Cliff Goldstein“What we know is so little, and what we presume is so much.”?—Pablo Neruda.
Why, it has been asked, is there something instead of nothing?
It’s not, particularly, a frivolous question. After all, the cosmos seems an involved and complicated enough state of affairs to demand an explanation. Most people, too, would find the explanation that says the universe is just one of those things that “happen from time to time” on an intellectual par with atheist Richard Dawkins’ use of the Flying Spaghetti Monster (a parody of Yahweh, the Creator).
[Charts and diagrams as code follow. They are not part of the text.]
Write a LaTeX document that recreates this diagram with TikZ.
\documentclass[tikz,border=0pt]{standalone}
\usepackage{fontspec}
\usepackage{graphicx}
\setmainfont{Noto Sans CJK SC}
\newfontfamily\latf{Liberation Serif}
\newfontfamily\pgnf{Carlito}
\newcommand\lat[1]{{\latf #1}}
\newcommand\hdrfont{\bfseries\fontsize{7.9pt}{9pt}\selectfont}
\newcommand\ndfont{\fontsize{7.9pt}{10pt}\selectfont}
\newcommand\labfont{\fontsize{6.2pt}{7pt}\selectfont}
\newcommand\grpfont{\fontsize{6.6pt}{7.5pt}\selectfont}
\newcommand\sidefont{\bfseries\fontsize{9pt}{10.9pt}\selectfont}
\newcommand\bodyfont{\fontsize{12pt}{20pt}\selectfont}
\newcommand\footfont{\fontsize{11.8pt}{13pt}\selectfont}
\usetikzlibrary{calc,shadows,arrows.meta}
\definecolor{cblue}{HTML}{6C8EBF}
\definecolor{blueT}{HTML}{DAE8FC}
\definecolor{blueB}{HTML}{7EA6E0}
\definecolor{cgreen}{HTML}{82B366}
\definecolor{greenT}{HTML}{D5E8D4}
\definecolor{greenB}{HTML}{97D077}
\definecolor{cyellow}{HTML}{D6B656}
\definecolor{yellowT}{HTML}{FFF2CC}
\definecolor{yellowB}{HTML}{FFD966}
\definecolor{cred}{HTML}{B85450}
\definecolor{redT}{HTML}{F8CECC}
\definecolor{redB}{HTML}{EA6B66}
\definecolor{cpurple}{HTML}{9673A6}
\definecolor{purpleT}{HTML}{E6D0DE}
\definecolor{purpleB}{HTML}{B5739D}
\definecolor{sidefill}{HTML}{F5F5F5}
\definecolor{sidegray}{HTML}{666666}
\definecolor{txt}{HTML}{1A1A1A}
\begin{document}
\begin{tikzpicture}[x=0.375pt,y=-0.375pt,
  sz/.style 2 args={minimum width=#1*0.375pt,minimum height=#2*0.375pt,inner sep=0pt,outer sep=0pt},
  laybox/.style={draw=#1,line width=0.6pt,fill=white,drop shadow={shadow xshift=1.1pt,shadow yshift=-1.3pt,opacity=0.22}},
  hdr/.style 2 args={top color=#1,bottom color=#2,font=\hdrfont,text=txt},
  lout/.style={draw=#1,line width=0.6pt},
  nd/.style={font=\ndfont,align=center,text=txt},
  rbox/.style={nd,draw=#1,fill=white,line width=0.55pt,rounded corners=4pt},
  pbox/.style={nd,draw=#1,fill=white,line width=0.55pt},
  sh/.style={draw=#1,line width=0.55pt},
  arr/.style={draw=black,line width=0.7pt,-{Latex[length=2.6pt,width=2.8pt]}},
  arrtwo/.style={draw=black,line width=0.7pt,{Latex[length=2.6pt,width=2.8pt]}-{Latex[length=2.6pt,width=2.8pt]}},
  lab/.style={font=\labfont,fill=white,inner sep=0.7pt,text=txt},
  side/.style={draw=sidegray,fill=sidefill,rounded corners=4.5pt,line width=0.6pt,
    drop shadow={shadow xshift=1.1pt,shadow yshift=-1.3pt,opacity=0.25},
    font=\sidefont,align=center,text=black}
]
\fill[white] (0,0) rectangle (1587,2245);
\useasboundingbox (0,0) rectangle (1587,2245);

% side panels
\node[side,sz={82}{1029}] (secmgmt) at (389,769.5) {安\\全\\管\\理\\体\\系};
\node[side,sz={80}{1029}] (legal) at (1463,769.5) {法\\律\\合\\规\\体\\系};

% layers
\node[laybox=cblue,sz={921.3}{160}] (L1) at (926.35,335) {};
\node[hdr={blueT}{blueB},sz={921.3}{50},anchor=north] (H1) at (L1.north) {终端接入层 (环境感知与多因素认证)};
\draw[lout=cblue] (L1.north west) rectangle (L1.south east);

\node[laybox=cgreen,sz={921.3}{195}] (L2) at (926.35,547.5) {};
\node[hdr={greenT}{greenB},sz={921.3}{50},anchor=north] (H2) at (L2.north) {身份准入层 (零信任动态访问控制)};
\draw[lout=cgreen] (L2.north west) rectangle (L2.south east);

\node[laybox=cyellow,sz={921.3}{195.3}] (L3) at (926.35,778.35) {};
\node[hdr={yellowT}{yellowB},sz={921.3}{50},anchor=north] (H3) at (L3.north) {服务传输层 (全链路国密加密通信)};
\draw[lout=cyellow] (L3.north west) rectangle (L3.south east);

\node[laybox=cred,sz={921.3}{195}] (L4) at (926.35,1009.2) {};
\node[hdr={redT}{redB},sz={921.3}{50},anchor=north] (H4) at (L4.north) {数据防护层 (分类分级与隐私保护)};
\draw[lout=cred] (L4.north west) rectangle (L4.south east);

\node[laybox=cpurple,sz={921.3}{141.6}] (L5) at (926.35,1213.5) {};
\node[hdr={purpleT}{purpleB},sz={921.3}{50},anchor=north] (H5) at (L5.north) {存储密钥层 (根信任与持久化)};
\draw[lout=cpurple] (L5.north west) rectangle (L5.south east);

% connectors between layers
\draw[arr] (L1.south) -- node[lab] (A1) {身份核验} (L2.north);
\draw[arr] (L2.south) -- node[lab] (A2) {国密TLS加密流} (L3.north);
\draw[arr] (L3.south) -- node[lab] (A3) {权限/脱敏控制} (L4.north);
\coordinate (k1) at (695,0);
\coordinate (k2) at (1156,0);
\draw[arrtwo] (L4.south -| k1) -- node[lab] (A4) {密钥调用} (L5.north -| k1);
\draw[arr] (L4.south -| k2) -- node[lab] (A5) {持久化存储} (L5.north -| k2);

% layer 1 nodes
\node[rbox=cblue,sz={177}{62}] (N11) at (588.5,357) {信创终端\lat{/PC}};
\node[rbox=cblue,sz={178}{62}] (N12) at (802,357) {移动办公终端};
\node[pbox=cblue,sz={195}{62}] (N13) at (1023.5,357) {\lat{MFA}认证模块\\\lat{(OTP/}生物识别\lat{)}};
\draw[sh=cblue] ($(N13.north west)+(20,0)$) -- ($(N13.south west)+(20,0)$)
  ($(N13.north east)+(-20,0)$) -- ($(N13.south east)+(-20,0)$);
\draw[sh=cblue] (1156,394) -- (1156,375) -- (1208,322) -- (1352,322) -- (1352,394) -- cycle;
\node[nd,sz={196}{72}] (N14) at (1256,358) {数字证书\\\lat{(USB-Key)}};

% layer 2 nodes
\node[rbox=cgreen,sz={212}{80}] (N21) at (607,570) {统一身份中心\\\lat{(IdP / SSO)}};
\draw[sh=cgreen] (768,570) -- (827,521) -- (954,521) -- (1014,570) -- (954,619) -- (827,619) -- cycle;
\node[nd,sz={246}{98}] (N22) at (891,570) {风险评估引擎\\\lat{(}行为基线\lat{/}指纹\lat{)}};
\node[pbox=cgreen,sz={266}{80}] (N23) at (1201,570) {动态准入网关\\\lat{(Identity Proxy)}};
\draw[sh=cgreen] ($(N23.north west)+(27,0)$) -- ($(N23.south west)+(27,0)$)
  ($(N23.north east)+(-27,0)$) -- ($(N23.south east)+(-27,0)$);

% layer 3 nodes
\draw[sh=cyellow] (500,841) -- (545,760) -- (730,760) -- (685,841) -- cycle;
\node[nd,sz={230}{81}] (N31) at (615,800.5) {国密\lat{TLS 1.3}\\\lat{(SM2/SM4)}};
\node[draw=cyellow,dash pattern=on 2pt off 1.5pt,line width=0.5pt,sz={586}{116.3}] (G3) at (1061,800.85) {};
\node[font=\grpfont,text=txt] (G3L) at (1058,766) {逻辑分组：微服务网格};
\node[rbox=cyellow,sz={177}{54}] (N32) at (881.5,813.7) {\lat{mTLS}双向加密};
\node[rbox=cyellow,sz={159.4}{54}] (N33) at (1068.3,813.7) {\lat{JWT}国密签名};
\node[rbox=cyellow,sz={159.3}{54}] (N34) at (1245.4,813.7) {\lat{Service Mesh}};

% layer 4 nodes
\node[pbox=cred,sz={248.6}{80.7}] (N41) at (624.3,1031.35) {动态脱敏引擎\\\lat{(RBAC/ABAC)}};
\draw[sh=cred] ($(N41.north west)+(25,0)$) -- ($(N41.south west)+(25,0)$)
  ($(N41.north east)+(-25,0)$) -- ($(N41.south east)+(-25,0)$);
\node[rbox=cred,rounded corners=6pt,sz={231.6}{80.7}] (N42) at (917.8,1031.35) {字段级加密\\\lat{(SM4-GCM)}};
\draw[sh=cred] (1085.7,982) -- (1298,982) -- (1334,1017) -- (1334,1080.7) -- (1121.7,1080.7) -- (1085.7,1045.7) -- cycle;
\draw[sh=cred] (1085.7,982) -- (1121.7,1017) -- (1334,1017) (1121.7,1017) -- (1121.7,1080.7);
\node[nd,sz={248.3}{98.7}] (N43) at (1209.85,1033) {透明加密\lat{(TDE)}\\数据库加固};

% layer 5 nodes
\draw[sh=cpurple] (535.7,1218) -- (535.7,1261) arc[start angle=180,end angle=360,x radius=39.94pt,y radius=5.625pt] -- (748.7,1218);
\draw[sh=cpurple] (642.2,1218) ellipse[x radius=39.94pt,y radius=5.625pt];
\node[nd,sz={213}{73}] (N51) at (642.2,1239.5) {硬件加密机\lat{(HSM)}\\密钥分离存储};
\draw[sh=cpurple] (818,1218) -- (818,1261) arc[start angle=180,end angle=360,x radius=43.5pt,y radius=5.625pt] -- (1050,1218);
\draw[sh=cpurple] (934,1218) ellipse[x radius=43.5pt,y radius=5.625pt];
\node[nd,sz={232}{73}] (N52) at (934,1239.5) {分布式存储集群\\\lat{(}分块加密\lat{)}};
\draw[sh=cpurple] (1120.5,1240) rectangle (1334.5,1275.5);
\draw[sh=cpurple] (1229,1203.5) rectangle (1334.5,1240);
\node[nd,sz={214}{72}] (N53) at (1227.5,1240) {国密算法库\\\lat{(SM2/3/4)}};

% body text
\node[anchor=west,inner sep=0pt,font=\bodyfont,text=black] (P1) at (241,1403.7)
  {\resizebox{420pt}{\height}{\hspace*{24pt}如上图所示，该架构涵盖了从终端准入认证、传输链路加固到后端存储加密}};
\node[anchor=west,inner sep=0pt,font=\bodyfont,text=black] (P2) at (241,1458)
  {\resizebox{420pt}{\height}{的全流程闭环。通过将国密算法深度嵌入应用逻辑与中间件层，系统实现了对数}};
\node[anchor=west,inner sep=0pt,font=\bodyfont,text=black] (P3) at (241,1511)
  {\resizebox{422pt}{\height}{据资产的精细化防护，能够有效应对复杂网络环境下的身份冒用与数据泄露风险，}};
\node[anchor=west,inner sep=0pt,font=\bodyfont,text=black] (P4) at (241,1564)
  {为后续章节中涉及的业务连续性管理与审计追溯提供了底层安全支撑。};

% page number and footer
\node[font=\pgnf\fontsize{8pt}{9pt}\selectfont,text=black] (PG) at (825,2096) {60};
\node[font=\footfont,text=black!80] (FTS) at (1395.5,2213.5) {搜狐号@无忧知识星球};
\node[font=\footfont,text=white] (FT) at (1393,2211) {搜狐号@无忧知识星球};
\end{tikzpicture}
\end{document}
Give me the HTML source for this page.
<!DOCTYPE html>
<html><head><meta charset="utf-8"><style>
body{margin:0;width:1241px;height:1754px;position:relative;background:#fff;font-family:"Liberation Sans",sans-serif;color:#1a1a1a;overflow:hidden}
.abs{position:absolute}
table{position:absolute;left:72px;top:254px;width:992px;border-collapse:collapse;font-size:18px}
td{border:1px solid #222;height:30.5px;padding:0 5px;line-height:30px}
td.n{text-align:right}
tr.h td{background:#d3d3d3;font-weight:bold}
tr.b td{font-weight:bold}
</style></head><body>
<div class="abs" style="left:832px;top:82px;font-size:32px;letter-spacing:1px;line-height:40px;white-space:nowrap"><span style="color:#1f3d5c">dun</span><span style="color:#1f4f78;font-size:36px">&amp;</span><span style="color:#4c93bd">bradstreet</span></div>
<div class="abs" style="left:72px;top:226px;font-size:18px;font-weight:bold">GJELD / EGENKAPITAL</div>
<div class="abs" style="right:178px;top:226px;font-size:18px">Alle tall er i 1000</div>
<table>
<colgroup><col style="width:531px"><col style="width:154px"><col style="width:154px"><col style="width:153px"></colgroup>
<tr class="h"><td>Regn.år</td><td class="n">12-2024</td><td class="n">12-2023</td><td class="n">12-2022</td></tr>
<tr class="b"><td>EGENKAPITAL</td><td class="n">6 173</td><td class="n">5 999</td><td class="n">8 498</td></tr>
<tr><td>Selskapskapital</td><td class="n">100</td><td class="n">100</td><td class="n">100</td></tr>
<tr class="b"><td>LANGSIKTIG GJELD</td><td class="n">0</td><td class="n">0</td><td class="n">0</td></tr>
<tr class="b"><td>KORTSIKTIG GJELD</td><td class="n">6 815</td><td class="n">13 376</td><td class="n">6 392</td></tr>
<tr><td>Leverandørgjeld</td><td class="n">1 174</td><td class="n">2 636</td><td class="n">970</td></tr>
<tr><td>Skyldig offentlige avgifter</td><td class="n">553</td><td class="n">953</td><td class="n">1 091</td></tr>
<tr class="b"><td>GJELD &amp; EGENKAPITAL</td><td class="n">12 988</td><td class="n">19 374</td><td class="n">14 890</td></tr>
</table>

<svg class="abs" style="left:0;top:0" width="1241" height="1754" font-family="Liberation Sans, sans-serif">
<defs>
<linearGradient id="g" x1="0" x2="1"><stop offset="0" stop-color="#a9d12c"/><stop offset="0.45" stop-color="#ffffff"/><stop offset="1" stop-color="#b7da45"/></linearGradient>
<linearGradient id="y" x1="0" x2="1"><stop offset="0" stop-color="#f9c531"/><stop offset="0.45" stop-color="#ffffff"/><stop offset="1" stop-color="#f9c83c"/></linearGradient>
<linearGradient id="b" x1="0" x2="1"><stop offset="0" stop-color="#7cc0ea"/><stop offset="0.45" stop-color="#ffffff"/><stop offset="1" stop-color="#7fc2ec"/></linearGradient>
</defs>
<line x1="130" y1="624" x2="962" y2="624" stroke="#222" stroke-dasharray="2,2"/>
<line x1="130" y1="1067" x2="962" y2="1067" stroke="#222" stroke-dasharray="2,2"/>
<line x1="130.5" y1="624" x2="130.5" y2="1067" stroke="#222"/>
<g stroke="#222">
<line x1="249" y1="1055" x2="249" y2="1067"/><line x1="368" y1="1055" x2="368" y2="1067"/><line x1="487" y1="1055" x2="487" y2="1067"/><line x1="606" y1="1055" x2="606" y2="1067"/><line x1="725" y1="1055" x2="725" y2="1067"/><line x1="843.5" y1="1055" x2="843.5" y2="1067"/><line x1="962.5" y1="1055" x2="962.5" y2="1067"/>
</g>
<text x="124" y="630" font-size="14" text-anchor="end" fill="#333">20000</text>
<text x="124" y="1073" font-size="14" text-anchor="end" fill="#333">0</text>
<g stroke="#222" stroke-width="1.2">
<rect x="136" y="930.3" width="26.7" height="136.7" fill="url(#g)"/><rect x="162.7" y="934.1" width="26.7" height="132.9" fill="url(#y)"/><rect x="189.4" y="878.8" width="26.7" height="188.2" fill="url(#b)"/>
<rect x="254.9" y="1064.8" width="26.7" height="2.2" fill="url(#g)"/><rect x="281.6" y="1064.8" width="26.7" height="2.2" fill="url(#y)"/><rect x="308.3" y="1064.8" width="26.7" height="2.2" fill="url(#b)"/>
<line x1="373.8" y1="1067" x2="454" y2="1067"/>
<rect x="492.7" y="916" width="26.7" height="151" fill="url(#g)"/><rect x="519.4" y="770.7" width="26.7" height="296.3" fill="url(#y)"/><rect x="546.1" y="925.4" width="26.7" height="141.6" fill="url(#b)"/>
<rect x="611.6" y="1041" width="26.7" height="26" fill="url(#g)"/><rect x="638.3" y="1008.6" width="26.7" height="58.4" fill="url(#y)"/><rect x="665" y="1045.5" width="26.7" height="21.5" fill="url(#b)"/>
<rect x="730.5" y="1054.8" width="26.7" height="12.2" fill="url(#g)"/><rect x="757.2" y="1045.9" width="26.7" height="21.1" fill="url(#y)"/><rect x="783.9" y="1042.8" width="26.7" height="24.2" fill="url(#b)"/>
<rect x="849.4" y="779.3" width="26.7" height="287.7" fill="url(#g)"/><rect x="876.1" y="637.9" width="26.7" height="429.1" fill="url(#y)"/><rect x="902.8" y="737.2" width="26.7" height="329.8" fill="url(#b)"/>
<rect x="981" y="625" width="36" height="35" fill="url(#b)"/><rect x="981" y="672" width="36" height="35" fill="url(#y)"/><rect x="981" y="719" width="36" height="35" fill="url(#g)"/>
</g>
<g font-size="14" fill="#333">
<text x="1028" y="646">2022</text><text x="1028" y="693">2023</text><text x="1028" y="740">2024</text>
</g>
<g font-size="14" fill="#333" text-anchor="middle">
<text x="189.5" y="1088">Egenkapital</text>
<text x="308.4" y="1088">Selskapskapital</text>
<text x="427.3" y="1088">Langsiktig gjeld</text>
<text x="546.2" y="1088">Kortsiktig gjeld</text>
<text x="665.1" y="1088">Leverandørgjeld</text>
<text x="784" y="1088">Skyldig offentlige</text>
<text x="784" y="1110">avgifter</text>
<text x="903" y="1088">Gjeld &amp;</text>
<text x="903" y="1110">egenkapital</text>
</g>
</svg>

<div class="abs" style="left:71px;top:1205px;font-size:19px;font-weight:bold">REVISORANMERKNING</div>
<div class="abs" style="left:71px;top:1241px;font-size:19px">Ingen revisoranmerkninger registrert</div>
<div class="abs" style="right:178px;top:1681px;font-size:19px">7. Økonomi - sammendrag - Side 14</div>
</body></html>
For millennia the question Why is there something instead of nothing? was muted, at least somewhat, by belief in an eternal universe. If the universe always existed, then debate about its origins was nonsensical (like asking what’s north of the North Pole, or what’s colder than absolute zero).
Of course, the concept of an eternal universe didn’t exist without some nagging, such as a medieval Muslim move called the Kalam cosmological argument, revived with rigor by contemporary Christian philosopher William Lane Craig. An infinitely old universe, the argument states, implies that an infinite amount of time had been passed in order to have reached this, or any, moment.
But how could an infinite amount of anything have ever been completed? If the universe existed in the infinite past, then an infinite number of moments must have been traversed in order to get to the present one—an impossibility. Hence, the universe must have had a beginning.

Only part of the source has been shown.